This film lays out the impressive staging of a dramatic tour but is intent on capturing its subject from only the best angles
This documentary opens with the old James Baldwin quotation about artists being here to disturb the peace, alongside a montage of the many controversies Madonna has sparked over the course of her career. There’s the quaint outrage she provoked in the Like a Virgin era; the Like a Prayer video with its flaming crosses, stigmata and snogging of a Black saint; the Sex book; the New York Post devoting its front page to an op-ed piece proclaiming her the “degenerate queen of sleaze” with the headline: “WHAT A TRAMP!”

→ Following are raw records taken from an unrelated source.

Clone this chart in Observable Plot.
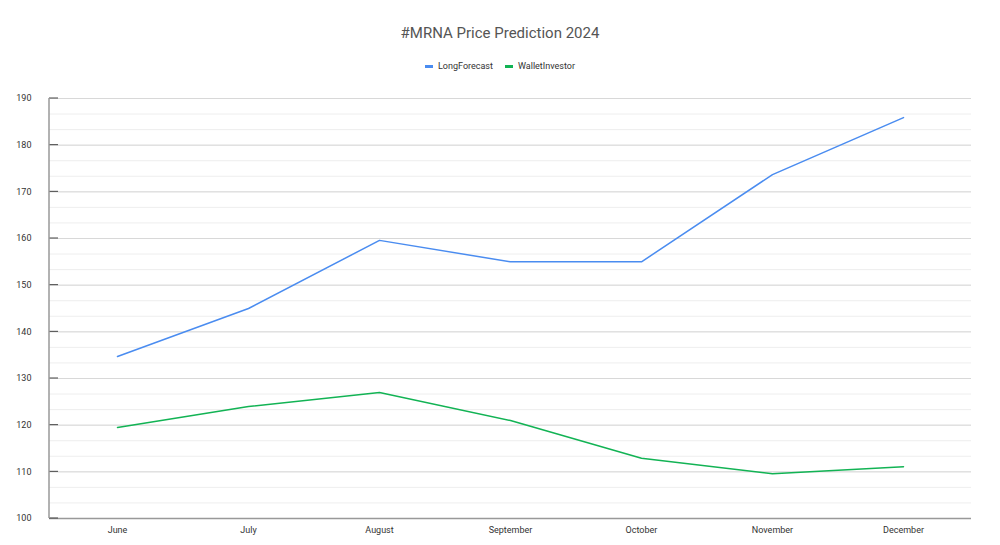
<!DOCTYPE html>
<html><head><meta charset="utf-8">
<script src="https://cdn.jsdelivr.net/npm/d3@7"></script>
<script src="https://cdn.jsdelivr.net/npm/@observablehq/plot@0.6"></script>
<style>
body{margin:0;background:#fff;font-family:Roboto,Arial,sans-serif;}
#title{position:absolute;top:24px;width:1000px;text-align:center;font-size:15px;color:#555;}
#legend{position:absolute;top:61px;width:1000px;text-align:center;font-size:9px;color:#333;}
#legend span{display:inline-block;margin:0 6px;}
#legend i{display:inline-block;width:8px;height:3px;vertical-align:middle;margin-right:5px;}
#chart{position:absolute;top:85px;left:0;}
</style></head><body>
<div id="title">#MRNA Price Prediction 2024</div>
<div id="legend"><span><i style="background:#4a8cf0"></i>LongForecast</span><span><i style="background:#12b354"></i>WalletInvestor</span></div>
<div id="chart"></div>
<script>
const months = ["June","July","August","September","October","November","December"];
const longForecast = [134.7,145,159.6,155,155,173.7,185.9];
const walletInvestor = [119.5,124,127,121,112.9,109.6,111.1];
const yTicks = [100,110,120,130,140,150,160,170,180,190];
const minorTicks = d3.range(100,190.01,10/3);
const rows = [];
months.forEach((m,i)=>{rows.push({m,v:longForecast[i],s:"LongForecast"});rows.push({m,v:walletInvestor[i],s:"WalletInvestor"});});
const plot = Plot.plot({
  width:1000,height:460,marginTop:13,marginBottom:27,marginLeft:49,marginRight:29,
  style:{fontFamily:"Roboto,Arial,sans-serif",fontSize:"9px",color:"#333"},
  x:{type:"point",domain:months,padding:0.5,label:null,tickSize:0,tickPadding:8},
  y:{domain:[100,190],ticks:yTicks,label:null,tickSize:0,tickPadding:18},
  color:{domain:["LongForecast","WalletInvestor"],range:["#4a8cf0","#12b354"]},
  marks:[
    Plot.ruleY(minorTicks,{stroke:"#eee"}),
    Plot.ruleY(yTicks,{stroke:"#d8d8d8"}),
    Plot.ruleY([100],{stroke:"#999",strokeWidth:1.5}),
    Plot.line(rows,{x:"m",y:"v",stroke:"s",strokeWidth:1.5})
  ]
});
document.getElementById("chart").append(plot);
const svg = d3.select(plot);
const ys = plot.scale("y");
svg.append("g").selectAll("line").data(yTicks).join("line")
  .attr("x1",49).attr("x2",58).attr("y1",d=>ys.apply(d)).attr("y2",d=>ys.apply(d))
  .attr("stroke","#444");
svg.append("line").attr("x1",49).attr("x2",49).attr("y1",13).attr("y2",433).attr("stroke","#999").attr("stroke-width",1.5);
</script></body></html>
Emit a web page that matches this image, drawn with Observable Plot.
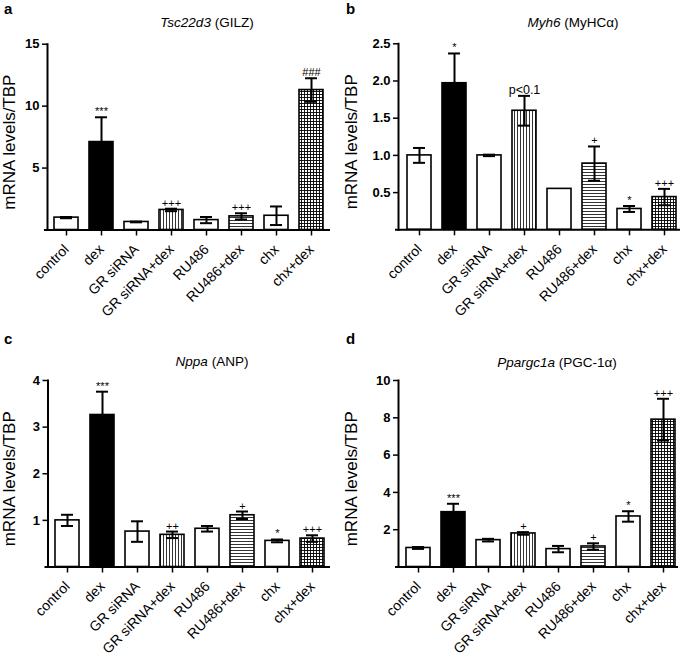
<!DOCTYPE html>
<html>
<head>
<meta charset="utf-8">
<script src="https://cdn.jsdelivr.net/npm/d3@7"></script>
<script src="https://cdn.jsdelivr.net/npm/@observablehq/plot@0.6"></script>
<style>
  html, body { margin: 0; padding: 0; background: white; }
  #root { position: relative; width: 685px; height: 659px; font-family: "Liberation Sans", Arial, sans-serif; }
  .panel { position: absolute; }
  .letter { position: absolute; font-weight: bold; font-size: 15px; line-height: 1; }
  .title { position: absolute; font-size: 13.5px; line-height: 1; transform: translate(-50%, -50%); white-space: nowrap; }
</style>
</head>
<body>
<svg width="0" height="0" style="position:absolute">
  <defs>
    <pattern id="vstripe" width="3" height="3" patternUnits="userSpaceOnUse">
      <rect width="3" height="3" fill="white"/>
      <path d="M1.5 0V3" stroke="black" stroke-width="0.8"/>
    </pattern>
    <pattern id="hstripe" width="3" height="3" patternUnits="userSpaceOnUse">
      <rect width="3" height="3" fill="white"/>
      <path d="M0 1.5H3" stroke="black" stroke-width="0.8"/>
    </pattern>
    <pattern id="grid" width="3" height="3" patternUnits="userSpaceOnUse">
      <rect width="3" height="3" fill="white"/>
      <path d="M1.5 0V3M0 1.5H3" stroke="black" stroke-width="0.9"/>
    </pattern>
  </defs>
</svg>
<div id="root"></div>
<script>
// ---- data ----
const categories = ["control", "dex", "GR siRNA", "GR siRNA+dex", "RU486", "RU486+dex", "chx", "chx+dex"];

const gilzMean = [1.0, 7.1, 0.65, 1.62, 0.8, 1.1, 1.15, 11.3];
const gilzErr  = [0.05, 2.0, 0.03, 0.1, 0.25, 0.25, 0.75, 0.95];
const gilzSig  = ["", "***", "", "+++", "", "+++", "", "###"];

const myh6Mean = [1.0, 1.97, 1.0, 1.6, 0.55, 0.89, 0.28, 0.44];
const myh6Err  = [0.1, 0.4, 0.01, 0.2, 0, 0.23, 0.04, 0.11];
const myh6Sig  = ["", "*", "", "p<0.1", "", "+", "*", "+++"];

const nppaMean = [1.0, 3.26, 0.76, 0.69, 0.82, 1.11, 0.56, 0.61];
const nppaErr  = [0.12, 0.5, 0.22, 0.07, 0.06, 0.08, 0.03, 0.07];
const nppaSig  = ["", "***", "", "++", "", "+", "*", "+++"];

const ppargMean = [1.02, 2.94, 1.44, 1.8, 0.96, 1.1, 2.71, 7.9];
const ppargErr  = [0.05, 0.45, 0.07, 0.07, 0.17, 0.17, 0.28, 1.12];
const ppargSig  = ["", "***", "", "+", "", "+", "*", "+++"];

const yTicksA = [5, 10, 15];
const yTicksB = [0.5, 1.0, 1.5, 2.0, 2.5];
const yTicksC = [1, 2, 3, 4];
const yTicksD = [2, 4, 6, 8, 10];

// ---- style ----
const FONT = "'Liberation Sans', Arial, sans-serif";
const fillFor = {
  "control": "white", "dex": "black", "GR siRNA": "white", "GR siRNA+dex": "url(#vstripe)",
  "RU486": "white", "RU486+dex": "url(#hstripe)", "chx": "white", "chx+dex": "url(#grid)"
};

const panels = [
  {letter: "a", gene: "Tsc22d3", prot: "(GILZ)", mean: gilzMean, err: gilzErr, sig: gilzSig,
   domain: [0, 15], ticks: yTicksA, fmt: d3.format("d"),
   left: 0, top: 0, w: 342, h: 330, mL: 47, mR: 12, mT: 43.7, mB: 100.5, xr: [42.3, 335.5],
   titleX: 207, titleY: 23},
  {letter: "b", gene: "Myh6", prot: "(MyHCα)", mean: myh6Mean, err: myh6Err, sig: myh6Sig,
   domain: [0, 2.5], ticks: yTicksB, fmt: d3.format(".1f"),
   left: 342, top: 0, w: 343, h: 330, mL: 56, mR: 5, mT: 43.3, mB: 100.7, xr: [52.9, 345.2],
   titleX: 573, titleY: 23},
  {letter: "c", gene: "Nppa", prot: "(ANP)", mean: nppaMean, err: nppaErr, sig: nppaSig,
   domain: [0, 4], ticks: yTicksC, fmt: d3.format("d"),
   left: 0, top: 330, w: 342, h: 329, mL: 47.5, mR: 12, mT: 50, mB: 92.5, xr: [42.3, 336.5],
   titleX: 212, titleY: 362},
  {letter: "d", gene: "Ppargc1a", prot: "(PGC-1α)", mean: ppargMean, err: ppargErr, sig: ppargSig,
   domain: [0, 10], ticks: yTicksD, fmt: d3.format("d"),
   left: 342, top: 330, w: 343, h: 329, mL: 56, mR: 7, mT: 50, mB: 92.5, xr: [52.8, 344.6],
   titleX: 557, titleY: 363}
];

const root = document.getElementById("root");

for (const p of panels) {
  const data = categories.map((c, i) => ({cat: c, v: p.mean[i], e: p.err[i], s: p.sig[i]}));
  const withErr = data.filter(d => d.e > 0);
  const plot = Plot.plot({
    width: p.w, height: p.h,
    marginLeft: p.mL, marginRight: p.mR, marginTop: p.mT, marginBottom: p.mB,
    style: {fontFamily: FONT, fontSize: "14px", color: "black", background: "transparent", overflow: "visible"},
    x: {domain: categories, range: p.xr, padding: 0.32, label: null},
    y: {domain: p.domain, label: null},
    color: {type: "identity"},
    marks: [
      Plot.barY(data, {x: "cat", y: "v", fill: d => fillFor[d.cat], stroke: "black", strokeWidth: 1.6}),
      Plot.ruleX(withErr, {x: "cat", y1: d => d.v - d.e, y2: d => d.v + d.e, stroke: "black", strokeWidth: 2}),
      Plot.tickY(withErr, {x: "cat", y: d => d.v + d.e, stroke: "black", strokeWidth: 2, inset: 6}),
      Plot.tickY(withErr, {x: "cat", y: d => d.v - d.e, stroke: "black", strokeWidth: 2, inset: 6}),
      Plot.text(data.filter(d => d.s), {x: "cat", y: d => d.v + d.e, text: "s", lineAnchor: "bottom", dy: -2,
        fontSize: d => d.s.startsWith("p") ? 12.5 : 11, fill: "black"}),
      Plot.axisY({ticks: p.ticks, tickFormat: p.fmt, tickSize: 5, tickPadding: 3, fontWeight: "bold",
        fontSize: 13, strokeWidth: 1.5, label: null}),
      Plot.axisX({tickRotate: -45, tickSize: 6, tickPadding: 11, fontSize: 14, strokeWidth: 1.5, label: null}),
      Plot.frame({anchor: "left", strokeWidth: 2}),
      Plot.ruleY([0], {strokeWidth: 2, insetLeft: -3}),
      Plot.text(["mRNA levels/TBP"], {frameAnchor: "left", rotate: -90, textAnchor: "middle",
        dx: -(p.mL - 9), dy: 5, fontSize: 17, fill: "black"})
    ]
  });
  const div = document.createElement("div");
  div.className = "panel";
  div.style.left = p.left + "px";
  div.style.top = p.top + "px";
  div.appendChild(plot);
  root.appendChild(div);

  const letter = document.createElement("div");
  letter.className = "letter";
  letter.style.left = (p.left + 4) + "px";
  letter.style.top = (p.top + 1) + "px";
  letter.textContent = p.letter;
  root.appendChild(letter);

  const title = document.createElement("div");
  title.className = "title";
  title.style.left = p.titleX + "px";
  title.style.top = p.titleY + "px";
  const it = document.createElement("i");
  it.textContent = p.gene;
  title.appendChild(it);
  title.appendChild(document.createTextNode(" " + p.prot));
  root.appendChild(title);
}
</script>
</body>
</html>
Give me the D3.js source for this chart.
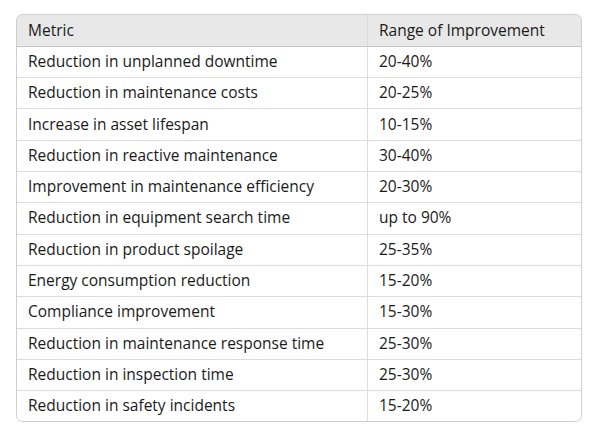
<!DOCTYPE html>
<html>
<head>
<meta charset="utf-8">
<script src="https://cdn.jsdelivr.net/npm/d3@7"></script>
<style>
  body { margin: 0; background: #fff; }
  text { font-family: "Open Sans", sans-serif; font-size: 15.5px; fill: #1a1a1a; }
</style>
</head>
<body>
<svg id="chart" width="600" height="440"></svg>
<script>
const headers = ['Metric', 'Range of Improvement'];
const metrics = [
  'Reduction in unplanned downtime',
  'Reduction in maintenance costs',
  'Increase in asset lifespan',
  'Reduction in reactive maintenance',
  'Improvement in maintenance efficiency',
  'Reduction in equipment search time',
  'Reduction in product spoilage',
  'Energy consumption reduction',
  'Compliance improvement',
  'Reduction in maintenance response time',
  'Reduction in inspection time',
  'Reduction in safety incidents'
];
const ranges = [
  '20-40%', '20-25%', '10-15%', '30-40%', '20-30%', 'up to 90%',
  '25-35%', '15-20%', '15-30%', '25-30%', '25-30%', '15-20%'
];

const tLeft = 16.5, tRight = 581.5, tTop = 14.5, tBottom = 421.5, tSplit = 367.5;
const svg = d3.select('#chart');

const rows = ['header'].concat(metrics.map((m, i) => i));
const y = d3.scaleBand().domain(rows).range([tTop, tBottom]);
const x = d3.scaleOrdinal().domain([0, 1]).range([tLeft, tSplit]);

// clip for rounded outer border
svg.append('clipPath').attr('id', 'round')
  .append('rect')
  .attr('x', tLeft).attr('y', tTop)
  .attr('width', tRight - tLeft).attr('height', tBottom - tTop)
  .attr('rx', 6);

const g = svg.append('g').attr('clip-path', 'url(#round)');

g.append('rect')
  .attr('x', tLeft).attr('y', tTop)
  .attr('width', tRight - tLeft).attr('height', y.bandwidth())
  .attr('fill', '#e8e8e8');

// row separators
g.selectAll('line.row')
  .data(rows.slice(1))
  .join('line')
  .attr('class', 'row')
  .attr('x1', tLeft).attr('x2', tRight)
  .attr('y1', d => Math.round(y(d)) + 0.5).attr('y2', d => Math.round(y(d)) + 0.5)
  .attr('stroke', (d, i) => i === 0 ? '#c4c4c4' : '#dcdcdc');

g.append('line')
  .attr('x1', tSplit).attr('x2', tSplit)
  .attr('y1', tTop).attr('y2', tBottom)
  .attr('stroke', '#dcdcdc');

svg.append('rect')
  .attr('x', tLeft).attr('y', tTop)
  .attr('width', tRight - tLeft).attr('height', tBottom - tTop)
  .attr('rx', 6)
  .attr('fill', 'none')
  .attr('stroke', '#cfcfcf');

const cells = [];
headers.forEach((h, c) => cells.push({ row: 'header', col: c, text: h }));
metrics.forEach((m, i) => {
  cells.push({ row: i, col: 0, text: m });
  cells.push({ row: i, col: 1, text: ranges[i] });
});

svg.selectAll('text.cell')
  .data(cells)
  .join('text')
  .attr('class', 'cell')
  .attr('x', d => x(d.col) + 11.5)
  .attr('y', d => y(d.row) + y.bandwidth() / 2)
  .attr('dy', '0.35em')
  .text(d => d.text);
</script>
</body>
</html>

Of course, the Madame X tour generated disquiet too, but not of Madonna’s traditional conservatives-clutching-their-pearls kind. The album it promoted was, by her standards at least, a commercial disaster – it entered the US charts at No 1, dropped 76 places the following week and vanished entirely the next. There were hotly denied claims that ticket sales for her series of theatre residencies were sluggish. Before Covid brought it to a premature end, the tour itself was pockmarked with cancelled dates, 16 in all, thanks to technical problems and injuries sustained by the singer, which underlined that the schedule was perhaps too punishing for its own good. In the US, there were reports of fans booing her for arriving on stage hours late: this being America, one enterprising audience member attempted to sue her. When a show at London’s Palladium ran over its allotted time, the venue dropped the curtain and turned the house lights up, prompting the singer to yell, “Fuck you motherfuckers! Censorship! Censorship!”